Médicos norte-americanos afirmam terem curado um bebê do sexo feminino que nasceu com HIV depois de tratamento precoce com o coquetel antirretroviral, em um caso potencialmente pioneiro que pode oferecer esperança de erradicar a infecção por HIV entre crianças.
O caso anunciando neste domingo, 3, é o primeiro relato da chamada cura funcional de uma criança - um raro evento no qual uma pessoa atinge a remissão, estado em que não precisa mais de drogas e em que exames de sangue não mostram sinais de que o vírus esteja se replicando.
Mais testes são necessários para ver se o tratamento teria efeito em outras crianças, mas resultados podem mudar a maneira com que bebês de alto risco são tratados e possivelmente levar à cura de crianças com HIV.
"Essa é uma prova de conceito que o HIV pode ser potencialmente curável em crianças", disse Deborah Persaud, uma virologista da Universidade Johns Hopkins, de Baltimore, que apresentou a descoberta na Conferência sobre Retrovírus e Infecções Oportunistas em Atlanta.
A história da menina - cuja identidade não foi revelada - é diferente do caso famoso do paciente Timothy Ray Brown, conhecido como o "paciente de Berlim", cuja infecção por HIV foi completamente erradicada com um tratamento complexo para leucemia em 2007 que envolveu o transplante de células-tronco de um doador que possuía uma mutação genética que conferia resistência ao HIV.
Quando o bebê nasceu em um hospital rural do Mississippi, a mãe tinha acabado de receber o resultado positivo para o teste de HIV. Como ela não havia feito nenhuma profilaxia durante a gestação, os médicos sabiam que a criança tinha grande risco de estar infectada. Então, o bebê foi transferido para o Centro Médico da Universidade do Mississippi, onde ela passou a ser tratada por uma especialista em crianças com HIV, Hannah Gay.
Por causa do alto risco de infecção, a médica administrou um coquetel com três drogas anti-HIV quando a criança tinha apenas 30 horas de vida. Em gravidezes mais típicas, quando uma mãe infectada com HIV recebe drogas para reduzir o risco de transmissão para a criança, o bebê só receberia uma única droga para reduzir o risco de infecção.
Os pesquisadores acreditam que esse uso precoce do tratamento antirretroviral provavelmente resultou na cura da criança por impedir que o vírus forme conjuntos de células difíceis de tratar conhecidos como reservas virais, que ficam adormecidas e fora do alcance de remédios comuns. Essas reservas "ressuscitam" a infecção por HIV em pacientes que param a terapia, e elas são a razão pela qual a maioria dos indivíduos com HIV necessitam de tratamento pela vida toda.
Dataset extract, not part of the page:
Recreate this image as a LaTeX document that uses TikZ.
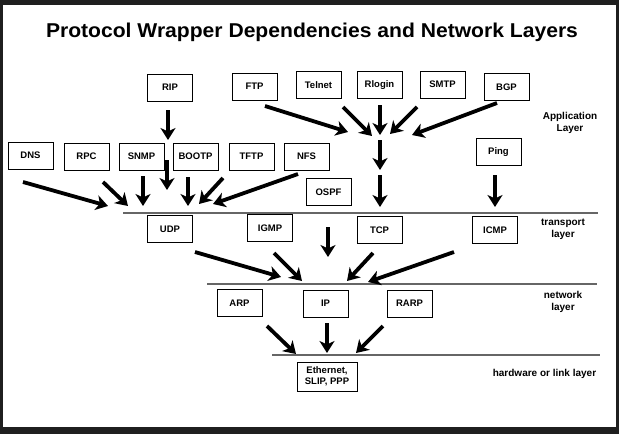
\documentclass[tikz,border=0pt]{standalone}
\usepackage{fontspec}
\setmainfont{Liberation Sans}
\usetikzlibrary{arrows.meta}

\tikzset{
  proto/.style={draw, line width=1pt, minimum width=45pt, minimum height=27pt,
    inner sep=1pt, fill=white, font=\fontsize{9.5}{10.5}\selectfont\bfseries},
  layername/.style={font=\fontsize{10}{12}\selectfont\bfseries, align=center},
  dep/.style={line width=3.8pt, -{Stealth[length=12pt,width=15pt,inset=3.5pt]}},
  divider/.style={line width=1.5pt, draw=black!60},
}

\begin{document}
\begin{tikzpicture}[x=1pt,y=-1pt]
    % frame
    \fill[black!88] (0,0) rectangle (619,434);
    \fill[white] (3,5) rectangle (616,427);
    \node[font=\fontsize{20}{24}\selectfont\bfseries] (title) at (312,32)
        {\scalebox{1.055}[1]{Protocol Wrapper Dependencies and Network Layers}};

    % application layer
    \node[proto] (rip)    at (170,87.5)  {RIP};
    \node[proto] (ftp)    at (254.5,86.5) {FTP};
    \node[proto] (telnet) at (318.5,85)  {Telnet};
    \node[proto] (rlogin) at (379.5,85)  {Rlogin};
    \node[proto] (smtp)   at (442.5,84.5) {SMTP};
    \node[proto] (bgp)    at (506.5,87)  {BGP};
    \node[proto] (dns)    at (30.5,155.5) {DNS};
    \node[proto] (rpc)    at (86.5,156.5) {RPC};
    \node[proto] (snmp)   at (141.5,156.5) {SNMP};
    \node[proto] (bootp)  at (195.5,156.5) {BOOTP};
    \node[proto] (tftp)   at (251.5,156.5) {TFTP};
    \node[proto] (nfs)    at (306.5,156.5) {NFS};
    \node[proto] (ping)   at (498.5,152)  {Ping};
    \node[proto] (ospf)   at (328.5,192)  {OSPF};
    \node[layername] (applabel) at (570,123) {Application\\Layer};

    % transport layer
    \draw[divider] (123,213) -- (598,213);
    \node[proto] (udp)  at (170,229) {UDP};
    \node[proto] (igmp) at (270,228) {IGMP};
    \node[proto] (tcp)  at (379.5,230) {TCP};
    \node[proto] (icmp) at (495,230) {ICMP};
    \node[layername] (translabel) at (563,229) {transport\\layer};

    % network layer
    \draw[divider] (207,284) -- (597,284);
    \node[proto] (arp)  at (239.5,303) {ARP};
    \node[proto] (ip)   at (325.5,303.5) {IP};
    \node[proto] (rarp) at (409.5,303.5) {RARP};
    \node[layername] (netlabel) at (563,302) {network\\layer};

    % hardware layer
    \draw[divider] (272,355) -- (600,355);
    \node[proto, minimum width=60pt, minimum height=29pt, align=center] (eth) at (327,376.5)
        {Ethernet,\\SLIP, PPP};
    \node[layername] (hwlabel) at (544.5,374) {hardware or link layer};

    % arrow ends
    \coordinate (rip-s) at (168,110);   \coordinate (rip-e) at (168,140);
    \coordinate (rip2-s) at (167,160);  \coordinate (rip2-e) at (167,190);
    \coordinate (ftp-s) at (265,106);   \coordinate (ftp-e) at (348,132);
    \coordinate (telnet-s) at (343,107); \coordinate (telnet-e) at (372,136);
    \coordinate (rlogin-s) at (380,105); \coordinate (rlogin-e) at (380,135);
    \coordinate (smtp-s) at (417,107);  \coordinate (smtp-e) at (390,134);
    \coordinate (bgp-s) at (497,103);   \coordinate (bgp-e) at (412,135);
    \coordinate (app-s) at (380,140);   \coordinate (app-e) at (380,170);
    \coordinate (tcpin-s) at (380,175); \coordinate (tcpin-e) at (380,207);
    \coordinate (ping-s) at (495,175);  \coordinate (ping-e) at (495,207);
    \coordinate (dns-s) at (23,182);    \coordinate (dns-e) at (108,206);
    \coordinate (rpc-s) at (103,182);   \coordinate (rpc-e) at (128,206);
    \coordinate (snmp-s) at (143,176);  \coordinate (snmp-e) at (143,206);
    \coordinate (bootp-s) at (188,177); \coordinate (bootp-e) at (188,206);
    \coordinate (tftp-s) at (223,178);  \coordinate (tftp-e) at (199,204);
    \coordinate (nfs-s) at (298,174);   \coordinate (nfs-e) at (213,204);
    \coordinate (udp-s) at (195,252);   \coordinate (udp-e) at (281,277);
    \coordinate (igmp-s) at (274,253);  \coordinate (igmp-e) at (302,281);
    \coordinate (ospf-s) at (328,227);  \coordinate (ospf-e) at (328,257);
    \coordinate (tcp-s) at (373,253);   \coordinate (tcp-e) at (347,281);
    \coordinate (icmp-s) at (454,252);  \coordinate (icmp-e) at (368,282);
    \coordinate (arp-s) at (267,326);   \coordinate (arp-e) at (296,354);
    \coordinate (ip-s) at (327,323);    \coordinate (ip-e) at (327,353);
    \coordinate (rarp-s) at (383,326);  \coordinate (rarp-e) at (356,353);

    % dependencies
    \foreach \p in {rip,rip2,ftp,telnet,rlogin,smtp,bgp,app,tcpin,ping,
                    dns,rpc,snmp,bootp,tftp,nfs,udp,igmp,ospf,tcp,icmp,arp,ip,rarp}
        \draw[dep] (\p-s) -- (\p-e);
\end{tikzpicture}
\end{document}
Depois de iniciar o tratamento, o sistema imunológico do bebê respondeu e testes mostraram que o nível do vírus estava diminuindo, até que se tornou indetectável aos 29 dias de vida. O bebê recebeu tratamento padrão até os 18 meses, mas então parou de comparecer às consultas por 10 meses, período no qual a mãe afirma que a menina não recebeu qualquer medicação.
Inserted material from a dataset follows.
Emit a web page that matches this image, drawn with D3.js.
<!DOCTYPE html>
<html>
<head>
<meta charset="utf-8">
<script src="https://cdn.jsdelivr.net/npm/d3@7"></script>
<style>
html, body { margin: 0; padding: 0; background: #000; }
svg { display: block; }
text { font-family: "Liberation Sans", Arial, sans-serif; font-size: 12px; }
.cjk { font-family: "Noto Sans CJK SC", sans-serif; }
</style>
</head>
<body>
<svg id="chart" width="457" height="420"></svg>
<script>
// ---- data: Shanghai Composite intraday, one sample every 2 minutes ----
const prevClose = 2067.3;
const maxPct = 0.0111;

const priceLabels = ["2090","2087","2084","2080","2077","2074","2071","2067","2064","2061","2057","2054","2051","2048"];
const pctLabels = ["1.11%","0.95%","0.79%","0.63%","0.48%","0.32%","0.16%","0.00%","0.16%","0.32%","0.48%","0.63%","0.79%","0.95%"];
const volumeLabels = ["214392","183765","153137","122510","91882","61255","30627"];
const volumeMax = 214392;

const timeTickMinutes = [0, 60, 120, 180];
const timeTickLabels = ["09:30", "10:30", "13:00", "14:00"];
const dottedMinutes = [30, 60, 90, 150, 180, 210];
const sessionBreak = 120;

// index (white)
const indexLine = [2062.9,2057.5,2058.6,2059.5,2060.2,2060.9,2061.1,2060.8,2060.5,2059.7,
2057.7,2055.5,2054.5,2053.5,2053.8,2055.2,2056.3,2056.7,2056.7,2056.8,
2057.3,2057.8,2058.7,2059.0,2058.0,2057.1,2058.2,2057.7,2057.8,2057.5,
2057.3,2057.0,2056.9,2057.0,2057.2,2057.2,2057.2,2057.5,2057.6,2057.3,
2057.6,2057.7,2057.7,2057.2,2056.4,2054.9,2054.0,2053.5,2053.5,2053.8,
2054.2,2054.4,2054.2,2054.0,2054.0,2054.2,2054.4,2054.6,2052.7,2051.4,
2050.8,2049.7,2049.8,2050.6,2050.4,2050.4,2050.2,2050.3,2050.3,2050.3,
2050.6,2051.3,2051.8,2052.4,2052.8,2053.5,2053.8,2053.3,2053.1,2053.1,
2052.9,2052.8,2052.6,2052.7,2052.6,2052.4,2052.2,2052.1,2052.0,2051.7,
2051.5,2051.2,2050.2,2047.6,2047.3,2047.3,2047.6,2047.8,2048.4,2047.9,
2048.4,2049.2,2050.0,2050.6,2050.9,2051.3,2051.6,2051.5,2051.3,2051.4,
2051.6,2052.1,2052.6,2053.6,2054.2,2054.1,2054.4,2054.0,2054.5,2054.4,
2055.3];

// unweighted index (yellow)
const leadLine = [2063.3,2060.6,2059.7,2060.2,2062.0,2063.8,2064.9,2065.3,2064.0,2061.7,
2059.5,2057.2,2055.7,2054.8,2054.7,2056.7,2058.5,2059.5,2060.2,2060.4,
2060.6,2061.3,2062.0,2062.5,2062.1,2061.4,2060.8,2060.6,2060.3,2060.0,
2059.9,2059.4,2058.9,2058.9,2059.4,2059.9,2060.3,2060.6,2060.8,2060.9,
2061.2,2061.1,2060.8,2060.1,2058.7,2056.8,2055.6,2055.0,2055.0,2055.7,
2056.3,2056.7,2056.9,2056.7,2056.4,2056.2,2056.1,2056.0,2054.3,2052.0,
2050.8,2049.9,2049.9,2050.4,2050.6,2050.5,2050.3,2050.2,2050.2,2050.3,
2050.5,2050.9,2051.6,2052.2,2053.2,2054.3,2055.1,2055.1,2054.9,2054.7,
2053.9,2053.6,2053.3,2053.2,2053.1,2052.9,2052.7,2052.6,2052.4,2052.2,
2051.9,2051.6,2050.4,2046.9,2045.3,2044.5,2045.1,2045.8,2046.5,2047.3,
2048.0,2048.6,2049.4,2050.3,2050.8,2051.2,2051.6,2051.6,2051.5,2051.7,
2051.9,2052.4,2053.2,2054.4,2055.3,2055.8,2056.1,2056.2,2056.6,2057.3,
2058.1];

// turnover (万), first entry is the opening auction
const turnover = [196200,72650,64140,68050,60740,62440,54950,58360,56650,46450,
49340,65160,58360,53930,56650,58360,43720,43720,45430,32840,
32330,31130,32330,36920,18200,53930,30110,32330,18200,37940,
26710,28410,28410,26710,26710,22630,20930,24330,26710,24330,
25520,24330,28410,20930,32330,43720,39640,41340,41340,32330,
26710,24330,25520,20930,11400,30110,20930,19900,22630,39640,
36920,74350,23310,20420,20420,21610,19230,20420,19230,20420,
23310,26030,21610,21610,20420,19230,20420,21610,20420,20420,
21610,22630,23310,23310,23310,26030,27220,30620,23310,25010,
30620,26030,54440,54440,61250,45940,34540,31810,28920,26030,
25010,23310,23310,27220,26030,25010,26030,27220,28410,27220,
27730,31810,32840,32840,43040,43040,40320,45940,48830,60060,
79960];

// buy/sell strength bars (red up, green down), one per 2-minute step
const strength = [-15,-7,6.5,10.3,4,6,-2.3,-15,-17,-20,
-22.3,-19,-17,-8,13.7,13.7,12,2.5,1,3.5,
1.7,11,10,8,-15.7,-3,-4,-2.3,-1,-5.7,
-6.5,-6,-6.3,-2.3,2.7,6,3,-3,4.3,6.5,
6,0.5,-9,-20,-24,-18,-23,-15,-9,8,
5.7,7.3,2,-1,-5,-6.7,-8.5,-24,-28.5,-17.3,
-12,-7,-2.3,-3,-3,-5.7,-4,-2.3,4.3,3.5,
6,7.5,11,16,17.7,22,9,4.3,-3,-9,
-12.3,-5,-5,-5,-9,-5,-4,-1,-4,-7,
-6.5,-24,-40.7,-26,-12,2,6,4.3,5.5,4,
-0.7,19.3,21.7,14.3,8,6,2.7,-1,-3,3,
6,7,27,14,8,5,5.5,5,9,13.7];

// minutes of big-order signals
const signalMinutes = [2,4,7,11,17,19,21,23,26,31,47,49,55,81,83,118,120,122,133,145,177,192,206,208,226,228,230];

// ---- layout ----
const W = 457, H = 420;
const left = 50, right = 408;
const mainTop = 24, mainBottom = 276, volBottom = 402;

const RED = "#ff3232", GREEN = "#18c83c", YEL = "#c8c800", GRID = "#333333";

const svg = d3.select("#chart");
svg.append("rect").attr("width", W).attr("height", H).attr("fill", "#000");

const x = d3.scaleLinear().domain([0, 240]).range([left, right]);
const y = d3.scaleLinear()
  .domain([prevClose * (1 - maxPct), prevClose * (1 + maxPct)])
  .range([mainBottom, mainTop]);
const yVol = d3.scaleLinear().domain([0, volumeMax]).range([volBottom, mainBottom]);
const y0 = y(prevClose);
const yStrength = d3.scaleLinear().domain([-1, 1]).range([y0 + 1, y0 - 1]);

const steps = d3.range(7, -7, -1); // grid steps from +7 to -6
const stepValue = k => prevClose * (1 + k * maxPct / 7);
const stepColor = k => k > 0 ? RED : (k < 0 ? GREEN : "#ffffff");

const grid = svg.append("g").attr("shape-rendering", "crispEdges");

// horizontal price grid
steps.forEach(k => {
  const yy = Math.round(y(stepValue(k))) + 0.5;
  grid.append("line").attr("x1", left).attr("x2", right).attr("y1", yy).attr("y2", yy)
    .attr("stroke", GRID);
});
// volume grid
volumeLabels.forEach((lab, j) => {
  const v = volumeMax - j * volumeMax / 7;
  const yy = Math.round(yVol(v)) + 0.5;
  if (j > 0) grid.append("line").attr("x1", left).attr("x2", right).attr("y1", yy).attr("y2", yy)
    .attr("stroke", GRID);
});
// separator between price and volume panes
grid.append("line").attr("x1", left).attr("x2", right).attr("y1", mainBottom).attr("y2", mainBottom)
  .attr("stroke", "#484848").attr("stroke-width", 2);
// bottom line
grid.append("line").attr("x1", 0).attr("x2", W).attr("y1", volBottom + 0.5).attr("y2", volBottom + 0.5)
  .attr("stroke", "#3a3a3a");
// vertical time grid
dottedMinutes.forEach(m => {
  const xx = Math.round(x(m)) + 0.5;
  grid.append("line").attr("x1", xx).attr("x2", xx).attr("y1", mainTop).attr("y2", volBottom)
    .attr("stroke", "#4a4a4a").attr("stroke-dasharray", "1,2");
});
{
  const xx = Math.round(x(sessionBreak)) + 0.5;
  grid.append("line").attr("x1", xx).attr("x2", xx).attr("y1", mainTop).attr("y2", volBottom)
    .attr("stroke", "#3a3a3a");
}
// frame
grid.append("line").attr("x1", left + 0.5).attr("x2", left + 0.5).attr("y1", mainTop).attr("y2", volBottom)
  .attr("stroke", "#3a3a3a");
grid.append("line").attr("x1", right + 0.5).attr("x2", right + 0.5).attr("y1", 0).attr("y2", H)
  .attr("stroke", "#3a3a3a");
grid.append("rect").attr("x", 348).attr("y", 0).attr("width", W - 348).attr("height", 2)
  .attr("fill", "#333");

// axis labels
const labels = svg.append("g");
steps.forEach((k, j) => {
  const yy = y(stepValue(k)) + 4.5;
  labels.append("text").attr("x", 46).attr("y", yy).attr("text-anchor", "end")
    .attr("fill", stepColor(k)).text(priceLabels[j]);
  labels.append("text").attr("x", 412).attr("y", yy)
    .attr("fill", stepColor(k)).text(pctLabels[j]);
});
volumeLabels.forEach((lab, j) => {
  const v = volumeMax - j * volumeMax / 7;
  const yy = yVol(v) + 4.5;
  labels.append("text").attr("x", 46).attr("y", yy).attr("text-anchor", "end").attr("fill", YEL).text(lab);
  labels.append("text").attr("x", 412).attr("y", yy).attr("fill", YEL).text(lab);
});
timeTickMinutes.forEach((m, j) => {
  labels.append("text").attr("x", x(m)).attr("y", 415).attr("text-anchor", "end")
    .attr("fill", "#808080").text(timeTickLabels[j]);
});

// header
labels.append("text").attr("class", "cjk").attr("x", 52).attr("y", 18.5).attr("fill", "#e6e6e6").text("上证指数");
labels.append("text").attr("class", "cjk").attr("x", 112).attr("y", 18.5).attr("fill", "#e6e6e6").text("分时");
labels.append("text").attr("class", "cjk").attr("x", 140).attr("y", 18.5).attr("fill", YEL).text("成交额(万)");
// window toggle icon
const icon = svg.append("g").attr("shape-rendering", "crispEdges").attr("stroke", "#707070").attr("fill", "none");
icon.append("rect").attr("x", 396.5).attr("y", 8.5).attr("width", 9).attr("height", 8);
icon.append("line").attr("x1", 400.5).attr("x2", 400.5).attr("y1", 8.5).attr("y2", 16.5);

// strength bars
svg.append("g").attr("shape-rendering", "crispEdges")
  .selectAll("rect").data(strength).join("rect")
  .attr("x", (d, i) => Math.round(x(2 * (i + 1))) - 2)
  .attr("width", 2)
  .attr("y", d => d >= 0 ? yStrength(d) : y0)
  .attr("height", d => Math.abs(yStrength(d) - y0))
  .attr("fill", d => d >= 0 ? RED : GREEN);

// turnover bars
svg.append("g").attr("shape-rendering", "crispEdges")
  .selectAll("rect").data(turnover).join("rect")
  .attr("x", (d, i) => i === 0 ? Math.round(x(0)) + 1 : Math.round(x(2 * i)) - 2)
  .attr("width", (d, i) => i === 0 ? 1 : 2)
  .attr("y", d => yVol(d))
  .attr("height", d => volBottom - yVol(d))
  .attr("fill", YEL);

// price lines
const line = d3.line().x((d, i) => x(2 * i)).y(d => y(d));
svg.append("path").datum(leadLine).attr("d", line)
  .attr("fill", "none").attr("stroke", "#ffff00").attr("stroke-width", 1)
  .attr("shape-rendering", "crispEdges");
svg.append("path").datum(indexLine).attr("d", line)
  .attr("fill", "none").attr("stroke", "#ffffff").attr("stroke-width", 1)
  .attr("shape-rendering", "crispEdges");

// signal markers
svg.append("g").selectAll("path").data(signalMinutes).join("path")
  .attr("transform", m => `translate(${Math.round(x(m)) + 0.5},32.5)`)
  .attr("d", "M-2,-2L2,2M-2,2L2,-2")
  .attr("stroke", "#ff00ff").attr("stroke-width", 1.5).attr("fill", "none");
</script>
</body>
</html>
Quando a criança voltou a ser consultada por Hannah, foram pedidos os exames de sangue padrão para ver como ela estava, antes de voltar a receber o tratamento. O que ela descobriu foi surpreendente. O primeiro teste mostrou que não havia níveis detectáveis de HIV. Assim como o segundo. "Naquele momento, eu sabia que estava lidando com um caso incomum", diz Hannah.
Perplexa, Hannah contatou colegas da Universidade de Massachusetts, que fizeram uma série de exames de sangue mais sofisticados. O primeiro deles buscou reservas silenciosas do vírus, que permanecem dormentes, mas podem replicar se forem ativadas. Então, o grupo procurou pelo DNA do HIV, que indica que o vírus se integrou no material genético da pessoa. Esse teste detectou níveis muito baixos de HIV. Como não havia vírus detectáveis, a equipe médica resolveu suspender a terapia antirretroviral.
No Brasil. O Ministério da Saúde possui um protocolo de prevenção de transmissão vertical (de mãe para filho) do HIV que prevê a profilaxia imediata do bebê logo ao nascer, mesmo que a mãe não tenha recebido antirretrovirais durante a gravidez. O protocolo recomenda que seja feita a quimioprofilaxia do recém-nascido com a Zidovudina (AZT) ainda na sala de parto ou nas duas primeiras horas de vida.